Saat ini, GTSI bukan hanya jasa angkutan laut, namun juga menyediakan jasa manajemen kapal dan fokus pada pengembangan jaringan usaha logistik LNG dan ekosistem bisnisnya dengan mengkonversi penggunaan LNG sebagai bahan bakar pembangkit listrik. Kontrak jangka panjang berkisar antara 15 tahun menghasilkanpendapatan masa depan yang berkelanjutan.
Dalam menghadapi tantangan penyaluran gas bumi ke lokasi pembangkit listrik serta pengguna akhir lainnya yang tersebar di seluruh Indonesia dan tidak terhubung dengan jaringan pipa gas, GTSI melakukan penyaluran LNG melalui alat transportasi laut, dengan tetap menjaga efisiensi biaya.
Prospek Cerah
Pemerintah semakin memperketat penggunaan kapal asing untuk kegiatan di dalam negeri. Penerapan asas cabotage di industri pelayaran dinilai telah berdampak positif bagi Indonesia. Asas cabotage menegaskan pengangkutan barang atau penumpang antara dua tempat di negara yang sama dilakukan oleh operator angkutan laut dalam negeri.

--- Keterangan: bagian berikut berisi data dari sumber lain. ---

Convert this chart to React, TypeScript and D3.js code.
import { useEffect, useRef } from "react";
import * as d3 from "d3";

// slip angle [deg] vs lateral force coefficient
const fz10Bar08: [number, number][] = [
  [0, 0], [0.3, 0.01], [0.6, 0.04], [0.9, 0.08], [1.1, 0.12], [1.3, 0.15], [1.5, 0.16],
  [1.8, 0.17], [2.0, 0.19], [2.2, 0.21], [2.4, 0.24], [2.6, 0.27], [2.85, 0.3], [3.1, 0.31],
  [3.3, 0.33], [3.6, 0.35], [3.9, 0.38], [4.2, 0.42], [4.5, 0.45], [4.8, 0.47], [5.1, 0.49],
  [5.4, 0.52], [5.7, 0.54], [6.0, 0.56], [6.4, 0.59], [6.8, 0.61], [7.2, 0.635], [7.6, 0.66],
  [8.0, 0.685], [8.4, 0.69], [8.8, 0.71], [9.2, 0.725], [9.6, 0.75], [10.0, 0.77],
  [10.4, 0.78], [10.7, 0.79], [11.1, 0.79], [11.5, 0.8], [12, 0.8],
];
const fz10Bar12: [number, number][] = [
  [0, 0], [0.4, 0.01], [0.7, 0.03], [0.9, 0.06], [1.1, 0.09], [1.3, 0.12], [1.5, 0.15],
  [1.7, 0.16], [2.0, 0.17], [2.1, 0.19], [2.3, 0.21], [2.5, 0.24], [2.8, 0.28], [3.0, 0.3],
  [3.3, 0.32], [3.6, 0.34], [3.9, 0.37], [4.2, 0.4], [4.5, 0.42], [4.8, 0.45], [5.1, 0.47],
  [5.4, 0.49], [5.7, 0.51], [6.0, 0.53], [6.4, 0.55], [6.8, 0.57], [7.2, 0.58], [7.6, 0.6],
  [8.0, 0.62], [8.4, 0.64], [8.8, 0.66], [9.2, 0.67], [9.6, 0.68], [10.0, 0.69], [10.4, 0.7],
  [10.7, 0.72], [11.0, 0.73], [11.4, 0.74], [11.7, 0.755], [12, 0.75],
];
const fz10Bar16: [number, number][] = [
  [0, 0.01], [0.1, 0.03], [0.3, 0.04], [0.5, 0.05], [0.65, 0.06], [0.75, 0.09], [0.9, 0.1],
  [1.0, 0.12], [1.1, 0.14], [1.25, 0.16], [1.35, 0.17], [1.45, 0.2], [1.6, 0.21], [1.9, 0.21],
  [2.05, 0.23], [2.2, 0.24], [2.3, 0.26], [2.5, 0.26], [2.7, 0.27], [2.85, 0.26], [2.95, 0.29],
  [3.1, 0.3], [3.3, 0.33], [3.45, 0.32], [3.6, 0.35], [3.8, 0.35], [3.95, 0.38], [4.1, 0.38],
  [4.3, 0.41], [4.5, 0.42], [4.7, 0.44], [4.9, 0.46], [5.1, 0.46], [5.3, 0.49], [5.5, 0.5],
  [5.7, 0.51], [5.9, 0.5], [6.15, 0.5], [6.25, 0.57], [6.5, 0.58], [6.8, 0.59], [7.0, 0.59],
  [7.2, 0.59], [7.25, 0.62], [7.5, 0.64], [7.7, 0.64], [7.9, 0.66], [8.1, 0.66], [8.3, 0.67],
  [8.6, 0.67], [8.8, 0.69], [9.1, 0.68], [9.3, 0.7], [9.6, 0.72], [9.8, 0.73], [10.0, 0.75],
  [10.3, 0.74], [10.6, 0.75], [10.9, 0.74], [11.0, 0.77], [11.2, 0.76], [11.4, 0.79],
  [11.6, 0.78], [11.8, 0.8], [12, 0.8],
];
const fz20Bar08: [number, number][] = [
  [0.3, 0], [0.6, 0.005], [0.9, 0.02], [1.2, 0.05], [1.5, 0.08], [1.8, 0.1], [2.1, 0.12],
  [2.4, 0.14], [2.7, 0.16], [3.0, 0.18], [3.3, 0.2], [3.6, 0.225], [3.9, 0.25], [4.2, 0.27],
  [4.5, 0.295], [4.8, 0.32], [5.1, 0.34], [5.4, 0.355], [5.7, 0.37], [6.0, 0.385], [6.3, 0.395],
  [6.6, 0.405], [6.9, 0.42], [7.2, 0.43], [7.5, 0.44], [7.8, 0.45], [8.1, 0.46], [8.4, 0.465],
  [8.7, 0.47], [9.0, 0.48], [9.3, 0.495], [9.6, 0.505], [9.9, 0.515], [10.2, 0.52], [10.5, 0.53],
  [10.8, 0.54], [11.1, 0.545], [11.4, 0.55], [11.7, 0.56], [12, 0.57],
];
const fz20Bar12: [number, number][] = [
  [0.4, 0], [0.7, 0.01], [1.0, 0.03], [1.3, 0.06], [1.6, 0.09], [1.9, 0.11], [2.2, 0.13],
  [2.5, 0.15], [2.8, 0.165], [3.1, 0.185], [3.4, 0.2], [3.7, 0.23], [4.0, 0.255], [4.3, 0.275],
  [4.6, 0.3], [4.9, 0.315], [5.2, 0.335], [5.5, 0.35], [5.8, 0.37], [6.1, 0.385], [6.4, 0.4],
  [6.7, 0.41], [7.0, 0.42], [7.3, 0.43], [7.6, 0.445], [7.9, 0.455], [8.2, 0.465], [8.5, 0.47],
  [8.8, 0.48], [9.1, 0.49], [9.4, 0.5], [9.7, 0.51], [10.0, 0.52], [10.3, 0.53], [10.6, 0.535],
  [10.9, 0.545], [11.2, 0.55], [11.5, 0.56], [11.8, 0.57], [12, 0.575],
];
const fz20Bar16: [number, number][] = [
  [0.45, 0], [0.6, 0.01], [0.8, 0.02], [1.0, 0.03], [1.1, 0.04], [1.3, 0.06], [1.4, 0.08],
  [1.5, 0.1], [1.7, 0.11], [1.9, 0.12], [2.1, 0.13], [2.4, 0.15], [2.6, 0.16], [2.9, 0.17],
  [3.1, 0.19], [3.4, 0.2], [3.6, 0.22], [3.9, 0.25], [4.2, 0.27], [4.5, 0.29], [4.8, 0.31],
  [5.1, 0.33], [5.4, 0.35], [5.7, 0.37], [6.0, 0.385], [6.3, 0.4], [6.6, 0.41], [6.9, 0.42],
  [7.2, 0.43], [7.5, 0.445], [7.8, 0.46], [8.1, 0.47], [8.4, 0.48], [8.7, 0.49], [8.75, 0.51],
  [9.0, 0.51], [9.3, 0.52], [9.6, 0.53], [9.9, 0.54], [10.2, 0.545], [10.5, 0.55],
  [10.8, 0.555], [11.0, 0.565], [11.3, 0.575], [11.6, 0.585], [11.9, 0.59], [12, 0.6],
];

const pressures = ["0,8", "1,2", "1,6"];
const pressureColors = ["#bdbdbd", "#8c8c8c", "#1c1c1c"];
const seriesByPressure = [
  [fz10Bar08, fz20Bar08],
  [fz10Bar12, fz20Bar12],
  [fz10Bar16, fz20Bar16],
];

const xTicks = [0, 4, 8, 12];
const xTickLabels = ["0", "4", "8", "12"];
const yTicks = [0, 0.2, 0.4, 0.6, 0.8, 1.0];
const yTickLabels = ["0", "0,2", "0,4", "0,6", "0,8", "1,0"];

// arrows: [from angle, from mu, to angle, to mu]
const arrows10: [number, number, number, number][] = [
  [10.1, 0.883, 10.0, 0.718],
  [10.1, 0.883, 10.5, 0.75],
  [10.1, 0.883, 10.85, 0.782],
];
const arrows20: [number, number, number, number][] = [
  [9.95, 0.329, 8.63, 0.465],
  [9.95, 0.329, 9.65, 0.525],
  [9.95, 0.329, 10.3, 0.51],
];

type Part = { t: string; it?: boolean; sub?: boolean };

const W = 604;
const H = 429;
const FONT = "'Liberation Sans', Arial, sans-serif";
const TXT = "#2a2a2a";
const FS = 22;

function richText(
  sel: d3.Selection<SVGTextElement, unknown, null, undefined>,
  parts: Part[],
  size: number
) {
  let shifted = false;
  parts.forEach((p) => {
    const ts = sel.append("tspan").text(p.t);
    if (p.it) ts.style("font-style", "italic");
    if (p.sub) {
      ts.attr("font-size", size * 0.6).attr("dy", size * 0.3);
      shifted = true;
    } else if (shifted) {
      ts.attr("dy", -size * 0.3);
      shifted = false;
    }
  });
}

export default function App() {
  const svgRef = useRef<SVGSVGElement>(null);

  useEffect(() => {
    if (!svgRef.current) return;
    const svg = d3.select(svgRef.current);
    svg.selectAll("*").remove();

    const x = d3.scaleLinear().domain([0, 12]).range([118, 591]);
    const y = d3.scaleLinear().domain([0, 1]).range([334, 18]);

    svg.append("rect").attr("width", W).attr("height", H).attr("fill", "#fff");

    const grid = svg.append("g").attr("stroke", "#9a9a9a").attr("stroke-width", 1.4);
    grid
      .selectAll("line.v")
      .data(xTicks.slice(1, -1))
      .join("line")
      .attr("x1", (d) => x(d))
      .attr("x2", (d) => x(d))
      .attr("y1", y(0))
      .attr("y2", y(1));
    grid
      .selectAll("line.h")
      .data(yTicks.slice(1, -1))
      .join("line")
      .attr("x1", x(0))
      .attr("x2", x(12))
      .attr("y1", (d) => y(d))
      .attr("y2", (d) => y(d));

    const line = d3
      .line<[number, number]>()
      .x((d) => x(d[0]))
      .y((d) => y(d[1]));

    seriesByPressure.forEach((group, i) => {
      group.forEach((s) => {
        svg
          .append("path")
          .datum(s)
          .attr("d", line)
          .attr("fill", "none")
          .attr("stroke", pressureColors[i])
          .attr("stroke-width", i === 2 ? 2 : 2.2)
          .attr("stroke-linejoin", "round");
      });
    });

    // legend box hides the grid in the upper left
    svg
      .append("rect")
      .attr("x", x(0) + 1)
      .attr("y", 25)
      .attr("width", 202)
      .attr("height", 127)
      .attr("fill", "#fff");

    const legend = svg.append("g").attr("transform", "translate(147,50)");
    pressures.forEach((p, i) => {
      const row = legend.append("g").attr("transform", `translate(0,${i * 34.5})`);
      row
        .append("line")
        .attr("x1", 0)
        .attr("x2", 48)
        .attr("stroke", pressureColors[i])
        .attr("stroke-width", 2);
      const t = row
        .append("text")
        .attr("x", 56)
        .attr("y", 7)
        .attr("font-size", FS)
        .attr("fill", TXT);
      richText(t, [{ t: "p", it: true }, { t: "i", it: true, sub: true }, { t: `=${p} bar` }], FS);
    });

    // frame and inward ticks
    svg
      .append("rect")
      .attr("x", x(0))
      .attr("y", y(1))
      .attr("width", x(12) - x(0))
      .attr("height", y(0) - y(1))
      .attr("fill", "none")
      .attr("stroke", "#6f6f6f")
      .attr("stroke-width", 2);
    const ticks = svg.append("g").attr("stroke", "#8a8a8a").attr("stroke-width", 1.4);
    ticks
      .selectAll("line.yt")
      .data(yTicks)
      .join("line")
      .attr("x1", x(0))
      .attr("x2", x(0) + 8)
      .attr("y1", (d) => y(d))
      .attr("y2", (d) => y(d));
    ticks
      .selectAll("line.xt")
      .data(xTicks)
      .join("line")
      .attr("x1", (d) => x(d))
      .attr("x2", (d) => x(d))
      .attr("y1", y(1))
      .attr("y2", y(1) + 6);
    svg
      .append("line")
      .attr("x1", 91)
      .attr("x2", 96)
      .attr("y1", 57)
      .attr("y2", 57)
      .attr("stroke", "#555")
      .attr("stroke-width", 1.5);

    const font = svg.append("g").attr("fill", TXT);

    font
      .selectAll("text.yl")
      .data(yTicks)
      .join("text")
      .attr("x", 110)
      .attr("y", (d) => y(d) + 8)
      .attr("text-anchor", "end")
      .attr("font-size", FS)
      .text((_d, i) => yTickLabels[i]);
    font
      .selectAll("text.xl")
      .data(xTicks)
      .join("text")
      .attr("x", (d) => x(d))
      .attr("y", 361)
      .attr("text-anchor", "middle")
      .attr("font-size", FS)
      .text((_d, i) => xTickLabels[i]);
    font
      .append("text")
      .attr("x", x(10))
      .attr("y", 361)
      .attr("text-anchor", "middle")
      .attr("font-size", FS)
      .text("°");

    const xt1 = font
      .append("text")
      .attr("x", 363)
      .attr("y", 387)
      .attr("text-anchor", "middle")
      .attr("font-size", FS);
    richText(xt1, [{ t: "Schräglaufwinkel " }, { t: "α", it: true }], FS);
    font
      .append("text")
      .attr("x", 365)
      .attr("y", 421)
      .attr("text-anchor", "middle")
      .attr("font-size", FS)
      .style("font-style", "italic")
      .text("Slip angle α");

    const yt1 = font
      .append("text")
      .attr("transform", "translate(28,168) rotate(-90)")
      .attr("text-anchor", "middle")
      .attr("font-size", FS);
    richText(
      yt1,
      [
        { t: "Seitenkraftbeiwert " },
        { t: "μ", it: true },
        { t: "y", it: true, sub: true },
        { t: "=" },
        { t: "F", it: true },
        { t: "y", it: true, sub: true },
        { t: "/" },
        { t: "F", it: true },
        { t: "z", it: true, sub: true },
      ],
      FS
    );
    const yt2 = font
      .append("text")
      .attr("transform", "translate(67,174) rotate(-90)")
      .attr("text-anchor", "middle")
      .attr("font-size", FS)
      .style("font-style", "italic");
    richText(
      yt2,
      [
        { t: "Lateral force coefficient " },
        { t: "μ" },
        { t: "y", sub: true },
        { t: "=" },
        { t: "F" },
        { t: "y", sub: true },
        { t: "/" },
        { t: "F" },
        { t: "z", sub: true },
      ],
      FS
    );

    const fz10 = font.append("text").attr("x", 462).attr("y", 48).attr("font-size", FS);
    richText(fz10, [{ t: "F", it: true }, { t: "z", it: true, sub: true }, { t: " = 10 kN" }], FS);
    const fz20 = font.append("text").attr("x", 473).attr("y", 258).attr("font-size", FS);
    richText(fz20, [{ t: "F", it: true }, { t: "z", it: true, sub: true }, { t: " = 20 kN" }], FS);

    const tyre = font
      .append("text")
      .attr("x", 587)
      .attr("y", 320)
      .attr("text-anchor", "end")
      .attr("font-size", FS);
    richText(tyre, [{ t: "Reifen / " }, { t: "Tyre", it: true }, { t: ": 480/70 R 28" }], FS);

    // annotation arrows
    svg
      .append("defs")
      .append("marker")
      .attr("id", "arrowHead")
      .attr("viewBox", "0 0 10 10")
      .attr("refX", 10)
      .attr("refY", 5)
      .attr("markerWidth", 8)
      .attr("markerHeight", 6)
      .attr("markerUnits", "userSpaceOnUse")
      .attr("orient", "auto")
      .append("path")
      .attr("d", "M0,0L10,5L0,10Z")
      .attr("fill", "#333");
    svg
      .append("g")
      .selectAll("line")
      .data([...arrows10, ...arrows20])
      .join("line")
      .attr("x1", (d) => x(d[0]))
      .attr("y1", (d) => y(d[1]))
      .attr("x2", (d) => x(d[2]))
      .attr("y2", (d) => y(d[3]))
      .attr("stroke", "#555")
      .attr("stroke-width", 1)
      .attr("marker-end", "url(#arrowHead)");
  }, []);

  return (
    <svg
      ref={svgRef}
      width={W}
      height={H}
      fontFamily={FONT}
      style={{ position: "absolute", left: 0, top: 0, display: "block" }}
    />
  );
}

Direktur The National Maritime Institute (Namarin) Siswanto Rusdi mengatakan sudah seharusnya kapal pengangkutan LNG juga harus didominasi oleh kapal milik dalam negeri.
“Jasa pengangkutan LNG sangat besar potensinya. Diharapkan nantinya Pertamina dan juga PLN juga akan terus bermitra dengan kapal dari Indonesia,” kata Siswanto.

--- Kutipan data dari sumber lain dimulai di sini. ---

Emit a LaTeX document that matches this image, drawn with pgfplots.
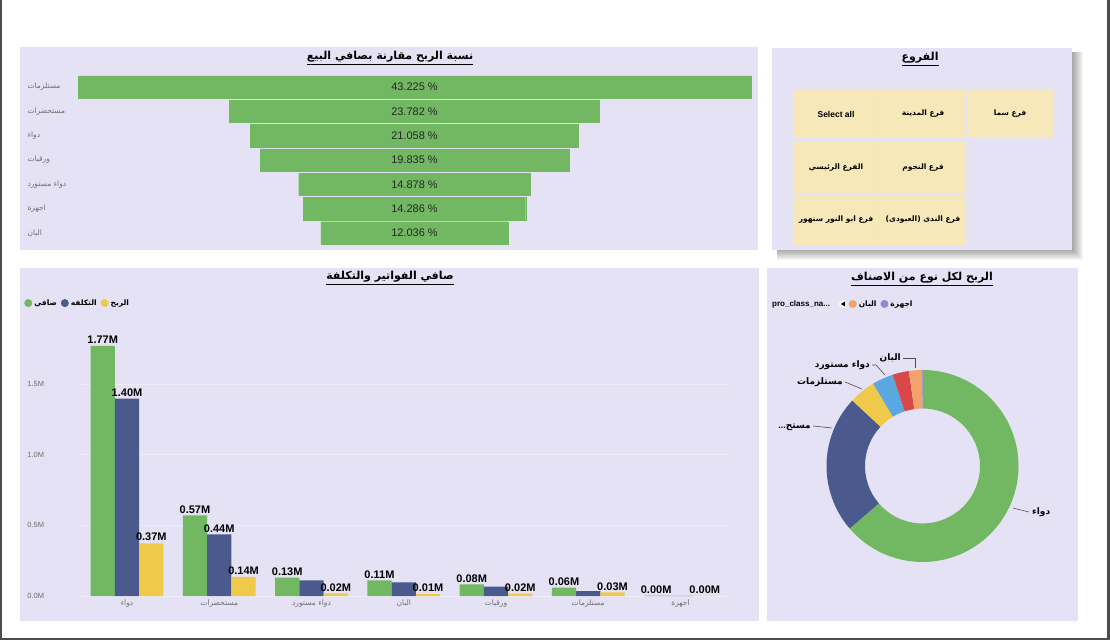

Ia menilai dalam pengangkutan LNG, permodalan perusahaan penting. Namun ada yang lebih penting lagi yakni reputasi perusahaan.
“Antara pengirim dan penerima membutuhkan perusahaan yang kredibel dalam jasa pengangkutannya,” kata Siswanto.
Siswanto pun berharap dengan adanya perusahaan GTSI yang masuk ke pasar modal akan dapat menjadi indikator perusahaan kapal Indonesia yang sehat. Terlebih GTSI sudah memiliki keunggulan teknis dan rekam jejak yang solid baik secara domestik maupun internasional di industri LNG selama lebih dari 30 tahun. Serta memiliki tim manajemen yang berpengalaman bermitra dengan mitra strategis baik lokal maupun internasional.
Ia pun menilai langkah GTSI masuk ke bisnis FSRU sudah tepat sebab bisnis ini terbilang menguntungkan dan rendah risiko. FSRU di Indonesia dapat dikatakan cukup penting, mengingat Indonesia merupakan negara kepulauan dan sebaran produsen serta konsumen gasnya berada di lokasi yang berbeda.
“Saya juga berharap pemerintah kedepannya membuat regulasi kemaritiman yang terpadu sehingga perusahaan kapal dalam negeri bisa ikut berkembang,” pungkasnya.